Fat Gravitons, the Cosmological Constant and Sub-millimeter Tests
Raman Sundrum
TL;DR
The paper investigates whether the Cosmological Constant Problem can be addressed without new light fields by positing a finite-size, or 'fat', graviton that breaks the point-like gravity picture at sub-millimeter scales. It develops Soft Graviton Effective Theory (SGET), a framework that blends Weinberg's soft graviton couplings with heavy-particle EFT to describe soft gravity acting on hard SM matter without extrapolating GR to very short distances. The authors argue this fat-graviton scenario preserves macroscopic GR and the Equivalence Principle, while linking the vacuum energy naturalness to the graviton's size and predicting a qualitative modification to gravity emerging near $20\,\mu$m, testable in sub-millimeter experiments. By constructing SGET further, they show that heavy SM physics need not generate robust contributions to the gravitational effective action, thereby clarifying the fat-graviton loophole and offering a falsifiable EFT pathway for CCP resolutions.
Abstract
We revisit the proposal that the resolution of the Cosmological Constant Problem involves a sub-millimeter breakdown of the point-particle approximation for gravitons.

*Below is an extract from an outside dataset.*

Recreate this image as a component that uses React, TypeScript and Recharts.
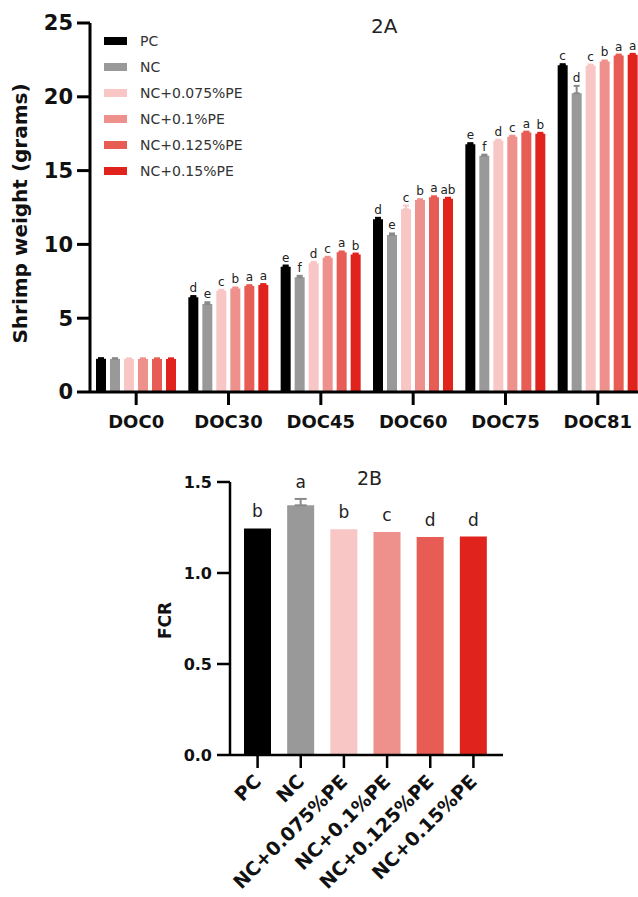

No fundamental description of such a breakdown, which simultaneously preserves the point-particle nature of matter particles, is yet known. However, basic aspects of the self-consistency of the idea, such as preservation of the macroscopic Equivalence Principle while satisfying quantum naturalness of the cosmological constant, are addressed in this paper within a Soft Graviton Effective Theory. It builds on Weinberg's analysis of soft graviton couplings and standard heavy particle effective theory, and minimally encompasses the experimental regime of soft gravity coupled to hard matter. A qualitatively distinct signature for short-distance tests of gravity is discussed, bounded by naturalness to appear above approximately 20 microns.